### INFORMATION SUPPLIED:
——
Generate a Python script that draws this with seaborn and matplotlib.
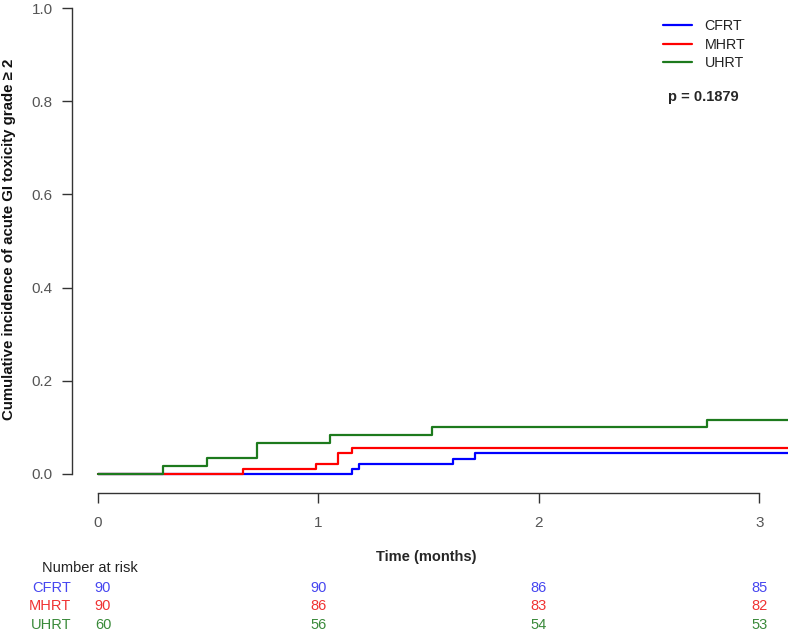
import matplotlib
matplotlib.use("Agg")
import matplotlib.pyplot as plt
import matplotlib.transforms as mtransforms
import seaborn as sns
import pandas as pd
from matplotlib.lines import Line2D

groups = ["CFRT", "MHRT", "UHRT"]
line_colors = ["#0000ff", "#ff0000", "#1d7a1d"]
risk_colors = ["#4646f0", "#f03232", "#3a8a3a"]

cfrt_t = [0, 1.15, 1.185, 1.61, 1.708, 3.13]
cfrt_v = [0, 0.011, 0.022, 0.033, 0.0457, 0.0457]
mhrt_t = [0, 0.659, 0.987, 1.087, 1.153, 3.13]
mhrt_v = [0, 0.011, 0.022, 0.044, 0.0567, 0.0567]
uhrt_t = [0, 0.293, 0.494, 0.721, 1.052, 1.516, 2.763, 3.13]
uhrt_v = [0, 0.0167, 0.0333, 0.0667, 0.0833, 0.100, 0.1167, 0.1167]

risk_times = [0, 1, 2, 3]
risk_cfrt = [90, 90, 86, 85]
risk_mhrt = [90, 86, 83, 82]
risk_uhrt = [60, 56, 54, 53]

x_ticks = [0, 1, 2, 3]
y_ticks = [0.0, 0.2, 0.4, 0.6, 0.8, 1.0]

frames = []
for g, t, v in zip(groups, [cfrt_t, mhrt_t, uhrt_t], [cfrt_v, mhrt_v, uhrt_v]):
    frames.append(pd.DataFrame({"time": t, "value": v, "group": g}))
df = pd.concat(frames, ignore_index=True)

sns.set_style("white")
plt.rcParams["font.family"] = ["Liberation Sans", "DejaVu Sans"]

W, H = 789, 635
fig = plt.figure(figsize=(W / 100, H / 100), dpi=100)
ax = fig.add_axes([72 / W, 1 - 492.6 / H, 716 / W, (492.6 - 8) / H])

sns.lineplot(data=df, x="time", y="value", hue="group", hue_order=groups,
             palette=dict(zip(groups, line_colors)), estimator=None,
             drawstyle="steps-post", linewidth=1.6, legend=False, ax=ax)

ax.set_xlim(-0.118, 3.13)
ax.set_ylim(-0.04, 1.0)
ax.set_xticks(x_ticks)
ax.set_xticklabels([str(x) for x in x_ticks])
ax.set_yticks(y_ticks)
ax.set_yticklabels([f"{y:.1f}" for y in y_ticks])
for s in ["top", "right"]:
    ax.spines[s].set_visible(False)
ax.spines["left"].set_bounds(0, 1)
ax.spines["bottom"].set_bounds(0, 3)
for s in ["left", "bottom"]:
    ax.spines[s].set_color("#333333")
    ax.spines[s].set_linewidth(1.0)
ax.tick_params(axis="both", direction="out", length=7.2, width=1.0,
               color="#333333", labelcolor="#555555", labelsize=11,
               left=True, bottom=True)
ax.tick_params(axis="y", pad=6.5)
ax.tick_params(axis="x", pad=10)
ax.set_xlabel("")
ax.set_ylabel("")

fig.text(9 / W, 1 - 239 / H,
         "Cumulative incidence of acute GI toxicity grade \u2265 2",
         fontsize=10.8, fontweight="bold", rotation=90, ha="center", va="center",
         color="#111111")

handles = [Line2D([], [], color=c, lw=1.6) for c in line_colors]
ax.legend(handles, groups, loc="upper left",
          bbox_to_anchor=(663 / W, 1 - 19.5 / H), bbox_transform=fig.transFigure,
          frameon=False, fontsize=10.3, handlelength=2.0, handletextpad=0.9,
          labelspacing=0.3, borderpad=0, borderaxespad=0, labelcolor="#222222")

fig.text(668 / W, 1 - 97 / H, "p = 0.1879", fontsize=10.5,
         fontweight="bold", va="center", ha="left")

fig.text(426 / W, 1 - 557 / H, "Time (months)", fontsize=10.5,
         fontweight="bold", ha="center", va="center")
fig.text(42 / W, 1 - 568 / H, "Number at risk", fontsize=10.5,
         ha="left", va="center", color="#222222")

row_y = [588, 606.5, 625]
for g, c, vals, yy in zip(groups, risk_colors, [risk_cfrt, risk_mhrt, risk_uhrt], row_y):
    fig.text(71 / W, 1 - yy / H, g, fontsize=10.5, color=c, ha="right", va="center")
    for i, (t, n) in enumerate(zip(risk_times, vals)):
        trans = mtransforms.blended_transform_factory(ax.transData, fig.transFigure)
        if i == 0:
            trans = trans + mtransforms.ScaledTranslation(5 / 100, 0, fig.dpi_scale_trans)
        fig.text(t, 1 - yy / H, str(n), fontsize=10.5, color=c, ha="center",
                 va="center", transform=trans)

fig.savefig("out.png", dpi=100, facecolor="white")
——
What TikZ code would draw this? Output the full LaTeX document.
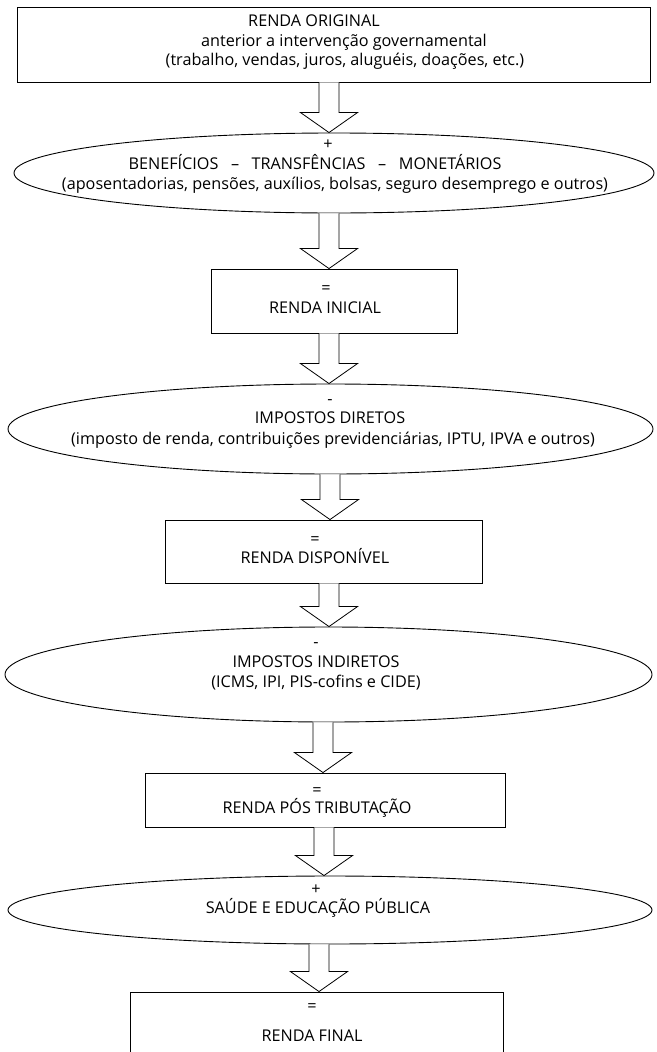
——
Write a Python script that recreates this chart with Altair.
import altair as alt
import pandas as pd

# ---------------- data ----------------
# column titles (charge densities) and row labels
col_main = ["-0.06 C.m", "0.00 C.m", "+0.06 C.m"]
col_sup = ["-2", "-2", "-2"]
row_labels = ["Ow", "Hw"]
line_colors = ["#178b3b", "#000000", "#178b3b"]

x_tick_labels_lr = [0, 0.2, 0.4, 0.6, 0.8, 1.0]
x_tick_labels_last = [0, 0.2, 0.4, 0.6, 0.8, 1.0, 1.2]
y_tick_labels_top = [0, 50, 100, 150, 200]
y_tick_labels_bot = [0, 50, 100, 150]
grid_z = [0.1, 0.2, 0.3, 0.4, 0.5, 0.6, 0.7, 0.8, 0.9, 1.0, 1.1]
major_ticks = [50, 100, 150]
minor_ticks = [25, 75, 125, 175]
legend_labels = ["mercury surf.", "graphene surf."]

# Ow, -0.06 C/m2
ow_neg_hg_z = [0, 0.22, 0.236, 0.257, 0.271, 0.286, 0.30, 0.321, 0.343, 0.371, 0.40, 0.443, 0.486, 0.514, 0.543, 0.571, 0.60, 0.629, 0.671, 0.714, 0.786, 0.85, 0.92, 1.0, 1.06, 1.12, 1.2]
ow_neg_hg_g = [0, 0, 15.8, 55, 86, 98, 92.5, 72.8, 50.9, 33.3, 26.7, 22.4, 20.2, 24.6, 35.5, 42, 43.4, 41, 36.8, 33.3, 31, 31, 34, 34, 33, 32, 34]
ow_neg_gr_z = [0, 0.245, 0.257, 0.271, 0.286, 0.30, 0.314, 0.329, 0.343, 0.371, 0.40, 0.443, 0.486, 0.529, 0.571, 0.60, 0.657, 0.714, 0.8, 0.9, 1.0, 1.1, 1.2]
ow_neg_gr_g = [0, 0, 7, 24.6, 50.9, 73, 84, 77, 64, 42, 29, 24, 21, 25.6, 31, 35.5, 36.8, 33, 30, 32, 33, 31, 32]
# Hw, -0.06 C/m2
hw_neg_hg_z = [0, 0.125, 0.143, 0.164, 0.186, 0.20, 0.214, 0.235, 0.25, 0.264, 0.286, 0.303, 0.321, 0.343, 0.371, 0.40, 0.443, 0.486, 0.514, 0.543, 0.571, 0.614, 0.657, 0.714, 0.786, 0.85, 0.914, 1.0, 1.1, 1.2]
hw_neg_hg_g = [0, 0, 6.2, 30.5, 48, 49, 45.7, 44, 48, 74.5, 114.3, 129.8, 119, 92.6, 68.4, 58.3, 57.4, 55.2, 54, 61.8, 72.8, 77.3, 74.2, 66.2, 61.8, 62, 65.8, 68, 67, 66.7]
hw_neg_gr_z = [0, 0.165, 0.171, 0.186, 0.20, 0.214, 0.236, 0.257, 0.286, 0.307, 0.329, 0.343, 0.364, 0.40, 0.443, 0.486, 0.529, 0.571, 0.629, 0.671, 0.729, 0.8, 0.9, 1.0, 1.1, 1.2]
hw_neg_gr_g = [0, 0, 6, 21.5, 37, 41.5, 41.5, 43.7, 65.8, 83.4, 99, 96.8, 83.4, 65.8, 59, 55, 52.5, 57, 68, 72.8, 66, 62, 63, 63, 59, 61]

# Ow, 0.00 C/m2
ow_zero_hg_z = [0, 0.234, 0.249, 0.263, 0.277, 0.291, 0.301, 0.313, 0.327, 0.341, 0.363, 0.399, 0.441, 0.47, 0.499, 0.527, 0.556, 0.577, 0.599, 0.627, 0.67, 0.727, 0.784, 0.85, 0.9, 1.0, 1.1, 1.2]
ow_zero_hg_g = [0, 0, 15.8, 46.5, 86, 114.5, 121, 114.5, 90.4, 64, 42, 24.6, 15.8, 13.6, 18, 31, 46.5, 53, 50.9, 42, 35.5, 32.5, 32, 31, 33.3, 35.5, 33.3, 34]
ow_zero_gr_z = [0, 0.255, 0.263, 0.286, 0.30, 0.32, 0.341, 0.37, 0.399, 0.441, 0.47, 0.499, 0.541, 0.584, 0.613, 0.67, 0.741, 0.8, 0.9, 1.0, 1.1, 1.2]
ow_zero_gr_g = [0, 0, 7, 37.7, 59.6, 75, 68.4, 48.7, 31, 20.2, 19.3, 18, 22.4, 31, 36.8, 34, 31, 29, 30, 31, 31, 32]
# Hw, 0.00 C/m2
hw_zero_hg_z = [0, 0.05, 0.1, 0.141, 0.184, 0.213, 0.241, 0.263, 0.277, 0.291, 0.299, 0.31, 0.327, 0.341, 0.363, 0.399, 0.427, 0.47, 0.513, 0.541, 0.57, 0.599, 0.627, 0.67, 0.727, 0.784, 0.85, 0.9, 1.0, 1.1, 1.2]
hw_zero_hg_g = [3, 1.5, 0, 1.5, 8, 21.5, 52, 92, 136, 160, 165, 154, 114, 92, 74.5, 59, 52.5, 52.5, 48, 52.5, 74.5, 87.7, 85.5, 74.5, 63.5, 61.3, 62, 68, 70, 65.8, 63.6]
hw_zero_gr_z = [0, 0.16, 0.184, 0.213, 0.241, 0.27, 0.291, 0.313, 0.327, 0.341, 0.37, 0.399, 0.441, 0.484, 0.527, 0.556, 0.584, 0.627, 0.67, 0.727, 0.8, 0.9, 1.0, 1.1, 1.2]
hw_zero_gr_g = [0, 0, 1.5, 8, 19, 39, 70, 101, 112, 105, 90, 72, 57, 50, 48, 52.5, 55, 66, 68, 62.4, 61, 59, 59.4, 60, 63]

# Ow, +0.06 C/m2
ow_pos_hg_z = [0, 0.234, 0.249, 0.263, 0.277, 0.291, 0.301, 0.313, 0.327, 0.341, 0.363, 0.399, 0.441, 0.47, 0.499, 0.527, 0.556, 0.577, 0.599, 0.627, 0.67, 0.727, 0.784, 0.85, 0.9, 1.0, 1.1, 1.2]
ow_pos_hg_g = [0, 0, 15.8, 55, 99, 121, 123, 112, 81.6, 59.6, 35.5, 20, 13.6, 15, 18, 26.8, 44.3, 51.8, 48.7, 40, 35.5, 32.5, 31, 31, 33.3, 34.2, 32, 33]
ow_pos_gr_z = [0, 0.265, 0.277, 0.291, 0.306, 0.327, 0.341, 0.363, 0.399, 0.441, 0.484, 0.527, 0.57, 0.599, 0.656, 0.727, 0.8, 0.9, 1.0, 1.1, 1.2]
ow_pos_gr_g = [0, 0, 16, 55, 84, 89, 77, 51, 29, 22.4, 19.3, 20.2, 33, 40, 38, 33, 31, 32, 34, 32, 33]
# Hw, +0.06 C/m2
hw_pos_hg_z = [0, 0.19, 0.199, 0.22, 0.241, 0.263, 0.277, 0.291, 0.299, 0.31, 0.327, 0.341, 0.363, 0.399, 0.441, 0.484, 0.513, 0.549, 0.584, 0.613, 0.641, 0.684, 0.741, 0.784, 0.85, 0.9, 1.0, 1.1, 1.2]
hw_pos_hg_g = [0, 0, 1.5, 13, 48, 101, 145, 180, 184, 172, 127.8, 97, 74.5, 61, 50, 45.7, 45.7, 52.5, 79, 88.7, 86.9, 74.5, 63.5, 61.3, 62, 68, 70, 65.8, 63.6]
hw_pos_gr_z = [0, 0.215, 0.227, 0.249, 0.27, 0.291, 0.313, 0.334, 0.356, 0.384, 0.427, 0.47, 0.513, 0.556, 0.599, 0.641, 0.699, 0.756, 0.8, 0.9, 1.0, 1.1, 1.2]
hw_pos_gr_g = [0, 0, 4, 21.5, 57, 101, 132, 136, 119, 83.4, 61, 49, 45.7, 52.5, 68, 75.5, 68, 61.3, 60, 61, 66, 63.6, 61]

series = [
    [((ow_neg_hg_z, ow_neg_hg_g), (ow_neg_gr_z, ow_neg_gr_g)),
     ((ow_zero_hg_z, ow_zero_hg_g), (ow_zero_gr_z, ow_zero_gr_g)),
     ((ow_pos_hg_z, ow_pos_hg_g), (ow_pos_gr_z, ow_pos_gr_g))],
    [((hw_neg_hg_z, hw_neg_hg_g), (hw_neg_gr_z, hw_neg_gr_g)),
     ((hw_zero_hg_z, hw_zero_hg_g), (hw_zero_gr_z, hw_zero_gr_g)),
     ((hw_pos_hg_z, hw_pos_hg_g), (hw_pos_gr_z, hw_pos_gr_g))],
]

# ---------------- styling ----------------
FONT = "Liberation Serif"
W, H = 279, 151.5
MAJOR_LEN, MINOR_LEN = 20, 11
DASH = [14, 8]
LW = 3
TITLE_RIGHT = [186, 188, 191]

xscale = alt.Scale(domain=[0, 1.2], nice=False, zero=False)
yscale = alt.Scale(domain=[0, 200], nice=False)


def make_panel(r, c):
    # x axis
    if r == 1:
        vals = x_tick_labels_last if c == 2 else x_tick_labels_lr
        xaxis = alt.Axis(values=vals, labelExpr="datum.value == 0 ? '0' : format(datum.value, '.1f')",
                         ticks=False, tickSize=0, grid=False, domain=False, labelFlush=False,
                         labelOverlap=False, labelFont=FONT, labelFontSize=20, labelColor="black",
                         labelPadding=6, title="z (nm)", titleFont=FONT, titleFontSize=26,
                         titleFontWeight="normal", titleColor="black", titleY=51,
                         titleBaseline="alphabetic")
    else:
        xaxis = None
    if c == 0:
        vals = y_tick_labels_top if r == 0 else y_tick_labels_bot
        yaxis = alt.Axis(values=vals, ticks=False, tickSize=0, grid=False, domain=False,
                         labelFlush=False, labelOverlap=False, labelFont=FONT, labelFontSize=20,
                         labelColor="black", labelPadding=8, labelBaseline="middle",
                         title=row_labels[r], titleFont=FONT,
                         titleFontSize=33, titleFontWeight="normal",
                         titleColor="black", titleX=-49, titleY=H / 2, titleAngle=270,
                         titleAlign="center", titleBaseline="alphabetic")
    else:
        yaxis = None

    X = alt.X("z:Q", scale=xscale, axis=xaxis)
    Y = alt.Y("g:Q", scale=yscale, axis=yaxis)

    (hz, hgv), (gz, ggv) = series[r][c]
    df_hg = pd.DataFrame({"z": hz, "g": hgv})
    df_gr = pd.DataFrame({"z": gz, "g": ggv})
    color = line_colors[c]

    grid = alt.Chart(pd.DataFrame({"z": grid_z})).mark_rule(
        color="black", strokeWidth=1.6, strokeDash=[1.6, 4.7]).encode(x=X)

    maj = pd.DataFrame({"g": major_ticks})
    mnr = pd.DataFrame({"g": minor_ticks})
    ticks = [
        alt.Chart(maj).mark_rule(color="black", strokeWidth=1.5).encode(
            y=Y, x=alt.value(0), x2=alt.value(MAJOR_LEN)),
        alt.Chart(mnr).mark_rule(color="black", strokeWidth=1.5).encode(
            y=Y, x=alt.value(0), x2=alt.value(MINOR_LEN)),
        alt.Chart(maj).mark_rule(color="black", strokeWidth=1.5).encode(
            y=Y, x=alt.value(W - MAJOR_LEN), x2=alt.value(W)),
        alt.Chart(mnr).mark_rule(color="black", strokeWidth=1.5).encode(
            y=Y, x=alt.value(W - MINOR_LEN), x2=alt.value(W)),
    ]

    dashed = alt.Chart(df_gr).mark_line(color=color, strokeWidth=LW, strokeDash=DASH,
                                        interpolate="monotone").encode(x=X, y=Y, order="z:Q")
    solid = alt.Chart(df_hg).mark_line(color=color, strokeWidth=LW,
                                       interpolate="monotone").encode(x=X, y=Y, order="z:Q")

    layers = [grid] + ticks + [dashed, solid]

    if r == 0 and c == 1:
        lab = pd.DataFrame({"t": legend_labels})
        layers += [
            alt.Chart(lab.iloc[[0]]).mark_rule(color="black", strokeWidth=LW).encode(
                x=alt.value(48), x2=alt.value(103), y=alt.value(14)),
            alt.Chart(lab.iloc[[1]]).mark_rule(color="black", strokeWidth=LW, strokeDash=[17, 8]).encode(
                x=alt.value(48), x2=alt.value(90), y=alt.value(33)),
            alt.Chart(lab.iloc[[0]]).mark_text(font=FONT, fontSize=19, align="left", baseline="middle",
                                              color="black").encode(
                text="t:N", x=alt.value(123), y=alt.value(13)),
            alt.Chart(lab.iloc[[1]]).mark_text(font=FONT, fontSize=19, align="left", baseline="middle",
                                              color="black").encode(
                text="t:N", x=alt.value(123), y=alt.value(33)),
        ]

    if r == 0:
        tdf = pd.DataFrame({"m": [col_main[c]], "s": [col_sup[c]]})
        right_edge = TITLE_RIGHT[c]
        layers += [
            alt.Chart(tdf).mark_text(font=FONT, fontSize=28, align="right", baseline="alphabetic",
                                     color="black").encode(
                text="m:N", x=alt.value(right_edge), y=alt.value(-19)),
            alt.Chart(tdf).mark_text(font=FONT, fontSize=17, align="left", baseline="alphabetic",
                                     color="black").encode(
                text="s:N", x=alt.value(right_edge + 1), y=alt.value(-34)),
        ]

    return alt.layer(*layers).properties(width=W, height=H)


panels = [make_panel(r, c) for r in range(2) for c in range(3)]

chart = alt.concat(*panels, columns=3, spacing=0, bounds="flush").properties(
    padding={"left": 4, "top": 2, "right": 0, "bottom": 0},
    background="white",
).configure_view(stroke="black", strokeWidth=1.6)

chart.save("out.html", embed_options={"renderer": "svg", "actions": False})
——
### SHORT PROBLEM:
The answer is a single number, the count of lines in the records that contain the string "this".

### PROBLEM SOLUTION:
3